The T-shaped Conv can be considered as a group conv, so both the input dim and output dim about the k * k filters are c_p and for the 1 * 1 filters, both the input dim and output dim are c-c_p. Therefore the FLOPs of a T-shaped Conv should be calculated as : h * w * (k^2 * c_p^2 + (c - c_p)^2)

@abcsimple Hi, for T-shaped Conv, the output dimension is c, either for $k \times k$ filters or the $1 \times 1$ filters in your way of decomposition. Therefore, formula 6 should be correct.

@JierunChen Can you show me the code of T-shaped convs? It may help me to understand the defination. Here is my version:

class T_shaped_conv3(nn.Module):
    def __init__(self, dim, n_div):
        super().__init__()
        self.dim_head = dim // n_div
        self.dim_tail = dim - self.dim_head
        self.t_shaped_conv3_head = nn.Conv2d(self.dim_head, self.dim_head, 3, 1, 1, bias=False)
        self.t_shaped_conv3_tail = nn.Conv2d(self.dim_tail, self.dim_tail, 3, 1, 1, bias=False)

    def forward_split_cat(self, x: Tensor) -> Tensor:
        x1, x2 = torch.split(x, [self.dim_head, self.dim_tail], dim=1)
        x1 = self.t_shaped_conv3_head(x1)
        x2 = self.t_shaped_conv3_tail(x2)
        x = torch.cat((x1, x2), 1)

Good question, waiting for reply

@JierunChen Hi, I have a question about question 6. According to your response above , are you mean that k * k filters with input dimension c_p and output dimension c and 1 * 1 fiters with input dimension c-c_p and output dimension c?

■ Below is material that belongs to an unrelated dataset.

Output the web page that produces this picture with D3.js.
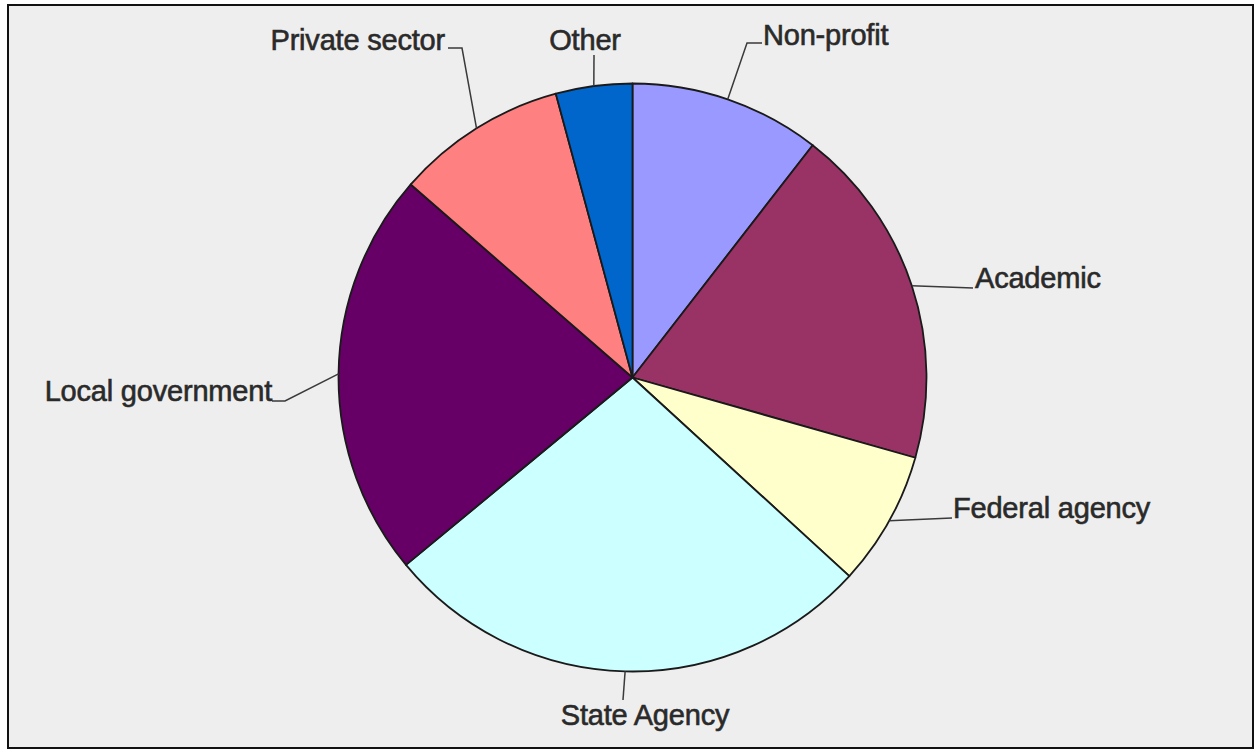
<!DOCTYPE html>
<html>
<head>
<meta charset="utf-8">
<script src="https://cdn.jsdelivr.net/npm/d3@7"></script>
<style>
  html, body { margin: 0; padding: 0; background: #ffffff; }
  svg { display: block; }
  text { font-family: "Liberation Sans", Arial, sans-serif; }
</style>
</head>
<body>
<svg id="chart" width="1255" height="751"></svg>
<script>
// Share of respondents by organisation type (percent), clockwise from 12 o'clock
const categories = ["Non-profit", "Academic", "Federal agency", "State Agency",
                    "Local government", "Private sector", "Other"];
const shares = [10.5, 18.9, 7.4, 27.2, 22.4, 9.4, 4.2];
const colors = ["#9999ff", "#993366", "#ffffcc", "#ccffff", "#660066", "#ff8080", "#0066cc"];

// Label placement: text anchor point, alignment and optional elbow of the leader line
const labelLayout = [
  { x: 763, y: 45,  anchor: "start",  elbow: [747, 43],  end: [762, 43] },
  { x: 975, y: 288, anchor: "start",  elbow: null,       end: [973, 288] },
  { x: 953, y: 518, anchor: "start",  elbow: null,       end: [952, 518] },
  { x: 645, y: 725, anchor: "middle", elbow: null,       end: [623, 700] },
  { x: 272, y: 401, anchor: "end",    elbow: [285, 401], end: [272, 401] },
  { x: 445, y: 50,  anchor: "end",    elbow: [462, 48],  end: [448, 48] },
  { x: 585, y: 50,  anchor: "middle", elbow: null,       end: [594, 55] }
];

const cx = 632.5, cy = 377.5, R = 294;

const svg = d3.select("#chart");

// panel background and frame
svg.append("rect")
  .attr("x", 8).attr("y", 5)
  .attr("width", 1245).attr("height", 743)
  .attr("fill", "#eeeeee")
  .attr("stroke", "#111")
  .attr("stroke-width", 2);

const data = categories.map((c, i) => ({ name: c, value: shares[i], color: colors[i], layout: labelLayout[i] }));

const pie = d3.pie().sort(null).value(d => d.value).startAngle(0).endAngle(2 * Math.PI);
const arcs = pie(data);

const arc = d3.arc().innerRadius(0).outerRadius(R);

const g = svg.append("g").attr("transform", `translate(${cx},${cy})`);

g.selectAll("path.slice")
  .data(arcs)
  .enter().append("path")
  .attr("class", "slice")
  .attr("d", arc)
  .attr("fill", d => d.data.color)
  .attr("stroke", "#1a1a1a")
  .attr("stroke-width", 1.8)
  .attr("stroke-linejoin", "round");

// leader lines from each slice's outer edge to its label
const leaders = svg.append("g")
  .attr("fill", "none")
  .attr("stroke", "#3a3a3a")
  .attr("stroke-width", 1.5);

arcs.forEach(a => {
  const mid = (a.startAngle + a.endAngle) / 2;
  const px = cx + R * Math.sin(mid);
  const py = cy - R * Math.cos(mid);
  const L = a.data.layout;
  const pts = [[px, py]];
  if (L.elbow) pts.push(L.elbow);
  pts.push(L.end);
  leaders.append("path").attr("d", d3.line()(pts));
});

svg.append("g")
  .selectAll("text")
  .data(arcs)
  .enter().append("text")
  .attr("x", d => d.data.layout.x)
  .attr("y", d => d.data.layout.y)
  .attr("text-anchor", d => d.data.layout.anchor)
  .attr("font-size", 29)
  .attr("letter-spacing", -0.2)
  .attr("fill", "#2a2a2a")
  .attr("stroke", "#2a2a2a")
  .attr("stroke-width", 0.6)
  .text(d => d.data.name);
</script>
</body>
</html>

@abcsimple Hi, thanks for the implementation, yet it differs from the T-shaped Conv mentioned in the paper. In your version, the input information is isolated between the "head" and "tail" channels. However, for the output of each location in T-shaped Conv, it attends to all channels simultaneously.

Indeed we did not implement the T-shaped Conv, as it cannot be implemented solely by regular Conv but requires dedicated efforts.

@xglllll Yes, exactly for the T-shaped Conv.

@JierunChen Thank you for your reply, i feel understood.

Thanks for your response! Let's get back to the original question:

If the FLOPs of a PConv and a PWConv (formula 7) should be calculated as: h * w * (k^2 * cp^2 + c^2), since (k^2 * cp * c) is higher than (k^2 * cp^2) but (c * (c - cp)) is lower than (c^2), how can we prove that the FLOPs of a T-shaped Conv (formula 6) is higher than the FLOPs of a PConv and a PWConv (formula 7)? Thank you.

@abcsimple The FLOPs of a T-shaped Conv (formula 6) is higher than that of a PConv and a PWConv (formula 7) if $(k^{2} - 1)c > k^{2} c_p$ , which holds in most cases, e.g., when $c = 4c_p$ and $k = 3$.

Great! Thank you for your explanation.